#### AIM OF THE TASK
What is to be transcribed is the run of lines opening with the one that has "Write the Apache ECharts code for this chart." and closing with the one that has "const yMin = 0, yMax = 3000, yStep = 500;", and only that run, exactly.

#### DATASET ENTRIES

────

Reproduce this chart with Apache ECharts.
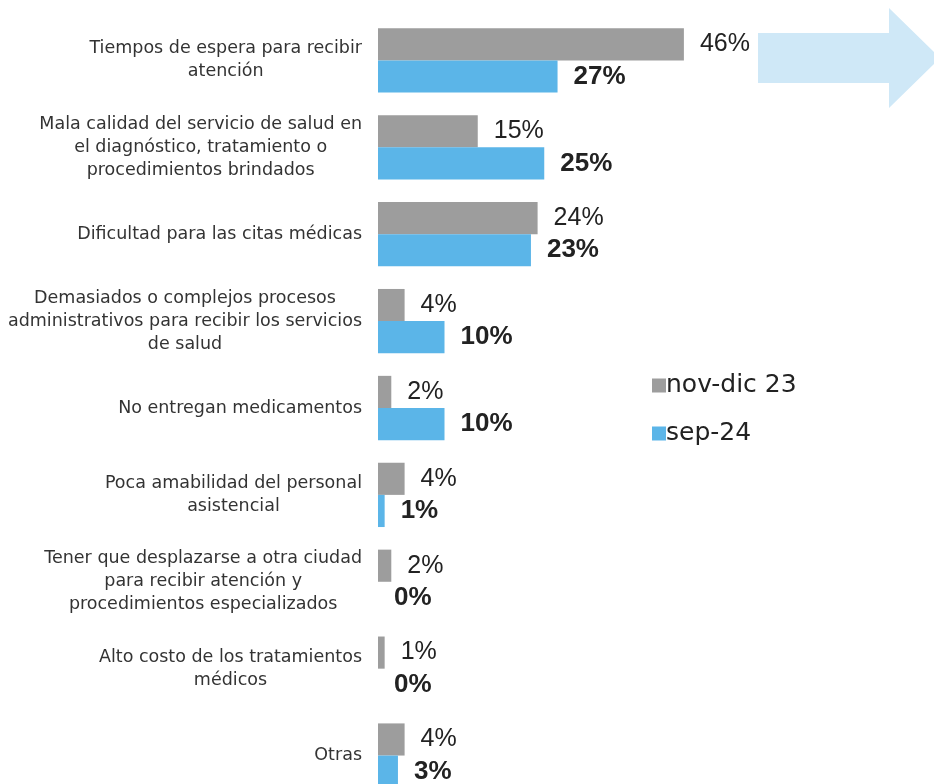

────

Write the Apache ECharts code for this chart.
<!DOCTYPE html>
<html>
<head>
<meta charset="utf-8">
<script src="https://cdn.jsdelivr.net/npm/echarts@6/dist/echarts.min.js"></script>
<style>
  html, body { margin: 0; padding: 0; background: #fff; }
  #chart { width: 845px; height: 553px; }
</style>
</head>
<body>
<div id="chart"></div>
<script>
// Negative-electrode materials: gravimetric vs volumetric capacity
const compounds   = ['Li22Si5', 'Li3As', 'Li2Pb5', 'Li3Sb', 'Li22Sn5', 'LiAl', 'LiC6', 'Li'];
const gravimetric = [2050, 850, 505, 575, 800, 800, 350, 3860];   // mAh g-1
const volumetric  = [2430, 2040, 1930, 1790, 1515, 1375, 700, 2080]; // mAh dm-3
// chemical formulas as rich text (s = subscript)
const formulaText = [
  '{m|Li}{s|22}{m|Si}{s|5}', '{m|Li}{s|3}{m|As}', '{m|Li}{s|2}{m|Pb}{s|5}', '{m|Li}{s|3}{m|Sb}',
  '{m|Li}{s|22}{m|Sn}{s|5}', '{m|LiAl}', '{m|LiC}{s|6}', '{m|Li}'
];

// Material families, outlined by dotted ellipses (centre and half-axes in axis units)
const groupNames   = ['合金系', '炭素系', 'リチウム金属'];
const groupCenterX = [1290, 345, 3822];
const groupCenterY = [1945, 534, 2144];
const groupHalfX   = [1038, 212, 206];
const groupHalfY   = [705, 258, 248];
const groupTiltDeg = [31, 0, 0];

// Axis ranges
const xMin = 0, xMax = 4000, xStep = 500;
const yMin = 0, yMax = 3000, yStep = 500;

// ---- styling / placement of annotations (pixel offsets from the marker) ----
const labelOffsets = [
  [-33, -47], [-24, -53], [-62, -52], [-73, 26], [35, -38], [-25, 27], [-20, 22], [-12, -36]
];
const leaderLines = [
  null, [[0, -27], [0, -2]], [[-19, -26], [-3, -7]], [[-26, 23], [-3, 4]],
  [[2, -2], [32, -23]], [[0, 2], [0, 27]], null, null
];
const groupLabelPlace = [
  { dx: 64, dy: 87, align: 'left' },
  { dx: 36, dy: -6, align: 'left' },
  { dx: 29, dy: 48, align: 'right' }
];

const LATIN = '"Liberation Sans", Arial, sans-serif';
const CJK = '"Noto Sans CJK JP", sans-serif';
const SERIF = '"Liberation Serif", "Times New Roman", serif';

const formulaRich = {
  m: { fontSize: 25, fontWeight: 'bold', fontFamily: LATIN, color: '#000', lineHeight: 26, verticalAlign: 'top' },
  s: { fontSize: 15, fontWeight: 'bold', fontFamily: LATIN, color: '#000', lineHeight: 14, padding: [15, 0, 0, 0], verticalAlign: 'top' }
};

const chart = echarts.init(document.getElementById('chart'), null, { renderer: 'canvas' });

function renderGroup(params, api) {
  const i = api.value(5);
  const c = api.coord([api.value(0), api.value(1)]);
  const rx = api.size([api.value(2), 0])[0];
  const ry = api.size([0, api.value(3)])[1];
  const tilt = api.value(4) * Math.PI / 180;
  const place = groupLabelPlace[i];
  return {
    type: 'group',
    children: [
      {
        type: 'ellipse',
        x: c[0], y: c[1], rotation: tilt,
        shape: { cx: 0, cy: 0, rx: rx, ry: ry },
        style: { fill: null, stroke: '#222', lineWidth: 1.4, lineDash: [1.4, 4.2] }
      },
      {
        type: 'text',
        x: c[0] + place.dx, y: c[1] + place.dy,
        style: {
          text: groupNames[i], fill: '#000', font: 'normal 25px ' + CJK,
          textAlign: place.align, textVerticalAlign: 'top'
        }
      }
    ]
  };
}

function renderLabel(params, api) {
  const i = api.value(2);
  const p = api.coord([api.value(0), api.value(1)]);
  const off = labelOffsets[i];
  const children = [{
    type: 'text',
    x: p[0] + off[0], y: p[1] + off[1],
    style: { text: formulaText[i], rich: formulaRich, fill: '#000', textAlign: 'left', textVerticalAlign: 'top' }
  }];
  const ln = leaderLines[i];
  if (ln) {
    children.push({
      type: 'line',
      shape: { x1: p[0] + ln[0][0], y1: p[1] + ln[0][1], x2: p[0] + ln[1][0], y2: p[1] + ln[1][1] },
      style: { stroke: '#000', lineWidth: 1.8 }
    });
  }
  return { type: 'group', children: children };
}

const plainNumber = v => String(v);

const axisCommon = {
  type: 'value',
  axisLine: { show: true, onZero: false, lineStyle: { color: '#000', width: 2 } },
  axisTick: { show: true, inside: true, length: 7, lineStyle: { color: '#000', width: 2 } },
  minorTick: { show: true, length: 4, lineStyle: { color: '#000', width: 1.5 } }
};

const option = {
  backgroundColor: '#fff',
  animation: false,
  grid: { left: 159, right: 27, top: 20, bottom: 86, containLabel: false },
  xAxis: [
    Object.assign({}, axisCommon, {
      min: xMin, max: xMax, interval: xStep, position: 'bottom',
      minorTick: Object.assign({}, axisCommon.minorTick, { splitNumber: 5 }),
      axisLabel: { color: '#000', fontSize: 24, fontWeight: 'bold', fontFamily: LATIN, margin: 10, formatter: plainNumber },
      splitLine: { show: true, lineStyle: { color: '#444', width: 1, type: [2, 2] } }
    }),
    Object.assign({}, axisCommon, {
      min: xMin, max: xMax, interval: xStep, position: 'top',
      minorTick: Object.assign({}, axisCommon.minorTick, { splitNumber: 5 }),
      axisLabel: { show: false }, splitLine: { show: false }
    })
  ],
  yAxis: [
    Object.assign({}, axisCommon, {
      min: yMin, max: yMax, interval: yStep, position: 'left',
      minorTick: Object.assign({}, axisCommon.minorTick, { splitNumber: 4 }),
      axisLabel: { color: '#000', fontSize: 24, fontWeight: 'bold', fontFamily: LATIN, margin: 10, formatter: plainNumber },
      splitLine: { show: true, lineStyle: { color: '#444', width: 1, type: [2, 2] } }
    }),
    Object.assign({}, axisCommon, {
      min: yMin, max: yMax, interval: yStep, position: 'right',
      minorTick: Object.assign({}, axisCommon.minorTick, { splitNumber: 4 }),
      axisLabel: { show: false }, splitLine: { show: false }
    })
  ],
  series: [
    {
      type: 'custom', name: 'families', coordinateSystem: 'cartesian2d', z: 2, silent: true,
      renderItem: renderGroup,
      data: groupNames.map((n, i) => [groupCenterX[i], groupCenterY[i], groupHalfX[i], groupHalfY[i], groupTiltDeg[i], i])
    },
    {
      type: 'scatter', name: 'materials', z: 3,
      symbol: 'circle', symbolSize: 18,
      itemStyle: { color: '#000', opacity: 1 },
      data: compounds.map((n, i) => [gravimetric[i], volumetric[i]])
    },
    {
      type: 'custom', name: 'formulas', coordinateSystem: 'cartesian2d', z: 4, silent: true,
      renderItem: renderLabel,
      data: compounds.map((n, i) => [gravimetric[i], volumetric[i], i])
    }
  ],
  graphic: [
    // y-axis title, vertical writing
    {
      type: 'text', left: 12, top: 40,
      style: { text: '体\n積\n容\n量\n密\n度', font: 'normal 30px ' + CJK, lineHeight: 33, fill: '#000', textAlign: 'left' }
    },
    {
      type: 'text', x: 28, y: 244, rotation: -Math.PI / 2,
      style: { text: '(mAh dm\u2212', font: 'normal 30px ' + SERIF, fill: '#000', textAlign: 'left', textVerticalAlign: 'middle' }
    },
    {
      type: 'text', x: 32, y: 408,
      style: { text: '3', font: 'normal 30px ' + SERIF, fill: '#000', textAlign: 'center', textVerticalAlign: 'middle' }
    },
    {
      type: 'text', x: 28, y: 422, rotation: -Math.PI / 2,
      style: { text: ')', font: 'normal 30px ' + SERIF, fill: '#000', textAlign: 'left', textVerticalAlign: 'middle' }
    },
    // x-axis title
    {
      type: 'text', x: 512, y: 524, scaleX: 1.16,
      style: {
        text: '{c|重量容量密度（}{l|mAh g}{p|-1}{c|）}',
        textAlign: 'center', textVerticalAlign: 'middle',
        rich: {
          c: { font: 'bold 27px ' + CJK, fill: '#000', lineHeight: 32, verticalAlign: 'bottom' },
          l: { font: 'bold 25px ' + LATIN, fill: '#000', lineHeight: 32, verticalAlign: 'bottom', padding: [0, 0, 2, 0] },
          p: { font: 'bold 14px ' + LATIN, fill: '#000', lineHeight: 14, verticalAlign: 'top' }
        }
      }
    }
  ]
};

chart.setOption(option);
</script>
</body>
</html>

────

#### THE SOLUTION
Write the Apache ECharts code for this chart.
<!DOCTYPE html>
<html>
<head>
<meta charset="utf-8">
<script src="https://cdn.jsdelivr.net/npm/echarts@6/dist/echarts.min.js"></script>
<style>
  html, body { margin: 0; padding: 0; background: #fff; }
  #chart { width: 845px; height: 553px; }
</style>
</head>
<body>
<div id="chart"></div>
<script>
// Negative-electrode materials: gravimetric vs volumetric capacity
const compounds   = ['Li22Si5', 'Li3As', 'Li2Pb5', 'Li3Sb', 'Li22Sn5', 'LiAl', 'LiC6', 'Li'];
const gravimetric = [2050, 850, 505, 575, 800, 800, 350, 3860];   // mAh g-1
const volumetric  = [2430, 2040, 1930, 1790, 1515, 1375, 700, 2080]; // mAh dm-3
// chemical formulas as rich text (s = subscript)
const formulaText = [
  '{m|Li}{s|22}{m|Si}{s|5}', '{m|Li}{s|3}{m|As}', '{m|Li}{s|2}{m|Pb}{s|5}', '{m|Li}{s|3}{m|Sb}',
  '{m|Li}{s|22}{m|Sn}{s|5}', '{m|LiAl}', '{m|LiC}{s|6}', '{m|Li}'
];

// Material families, outlined by dotted ellipses (centre and half-axes in axis units)
const groupNames   = ['合金系', '炭素系', 'リチウム金属'];
const groupCenterX = [1290, 345, 3822];
const groupCenterY = [1945, 534, 2144];
const groupHalfX   = [1038, 212, 206];
const groupHalfY   = [705, 258, 248];
const groupTiltDeg = [31, 0, 0];

// Axis ranges
const xMin = 0, xMax = 4000, xStep = 500;
const yMin = 0, yMax = 3000, yStep = 500;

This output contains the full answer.